Thomas Clay, Reid's lawyer, said he learned about the investigation from a reporter and that no one from the FBI or the state auditor's office contacted him or Reid. ''They should have all the look they want to'' into KSU finances, Clay said.
Reid did not respond to a request through Clay for an interview. Clay said Reid was at an undisclosed location.
As of late last night, the KSU board of regents was continuing to meet in private on a variety of topics but had not discussed the FBI investigation -- a matter that was not scheduled to be on the agenda -- in public session.
Jacqueline Bingham, KSU spokeswoman, said at least one FBI agent was on the Frankfort campus Wednesday and focused on the finance office and the president's office.
Paul Bibbins, KSU's interim president, would not comment. Bill Johnson, KSU's lawyer, and Arthur Moncrief, KSU's comptroller, also declined comment.
KSU's $47.1 million budget for the fiscal year that ended June 30, 2001, included $11.1 million in federal funding. Stephanie Robey, chief of staff for state Auditor Ed Hatchett, said yesterday that the FBI and Hatchett's office began a review of KSU records
on Wednesday.
Robey and Hatchett wouldn't reveal the nature of the investigation.
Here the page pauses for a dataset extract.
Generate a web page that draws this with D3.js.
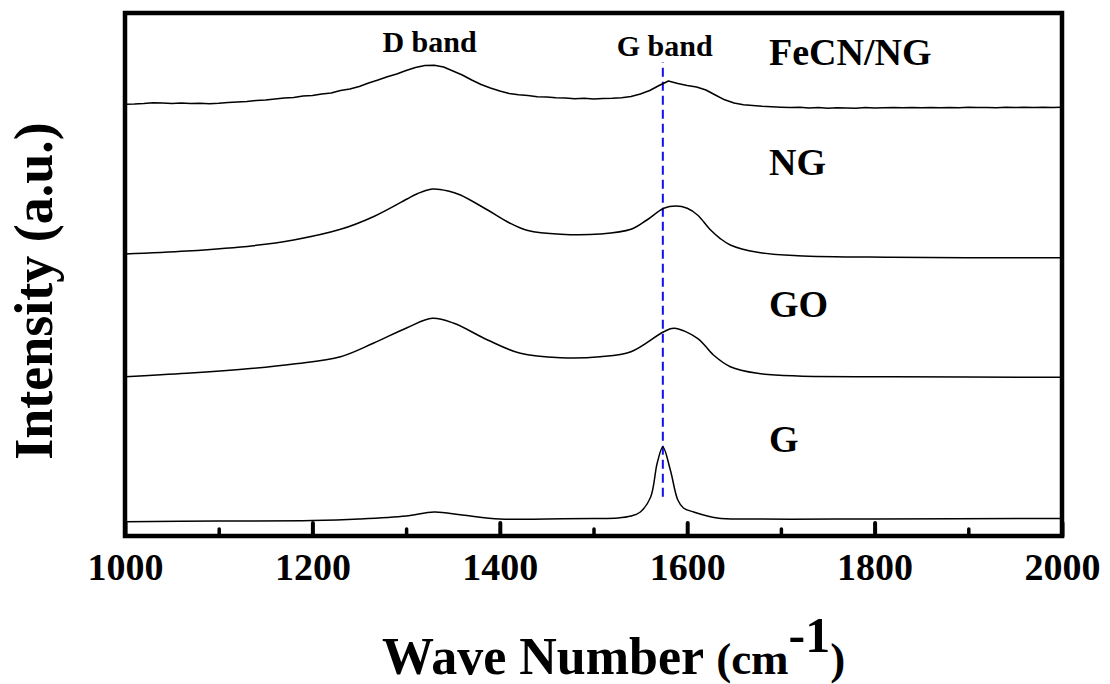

Robey said she hoped the state auditor's work would be completed within a few weeks.
The FBI ''came to us a couple of weeks ago and asked us to help them, and we started our work over there yesterday,'' Robey said. ''They've asked that we do nothing more than acknowledge that there is work occurring and that we're there at their request.''
In a fiscal 1998-99 audit of KSU released in April 2001, Hatchett concluded the school's books were in such disarray that he could not determine KSU's financial health. A 1999 auditor's report found that Reid had used $300 from a $110,000 private gifts account at the university to pay for personal items, a parking ticket and a contribution to the United Way.
In May, The State Journal, a Frankfort newspaper, reported that Reid had taken 56 publicly funded out-of-state trips between January 2001 and March 2002 -- more than any other state university president and Gov. Paul Patton during the same period.
Robey said Clay Mason, a Frankfort FBI agent, is the lead investigator in the KSU probe. A call to the Frankfort FBI office was referred to an FBI spokesman in Louisville.
Patrick Bashore, a special agent in the Louisville FBI office, said
yesterday that he couldn't confirm or deny whether an investigation was under way.
Reid, hired as KSU's president in 1998, filed a lawsuit seeking unspecified damages against the university before being ousted, saying he was being punished as a whistle-blower.
In a May letter, Reid accused regents chairman Bill Wilson and Marlene Helm, a board member, of conflict of interest for also serving on the state's Committee on Equal Opportunities, which oversees higher education desegregation efforts. At meetings of the committee, Wilson and Helm do not vote on issues regarding KSU to avoid a conflict, a situation that Reid said has cost the university money.
In addition to the FBI investigation and the U.S. Department of Education audit, state lawmakers have said they want to review KSU's spending. The purpose of the Education Department audit is ''to examine institutional records; to conduct interviews; and to assure that established standards, rules, regulations and laws were followed,'' Carol Lynch, regional inspector general for audit in the Atlanta office of the department, wrote in a May 17 letter to Reid.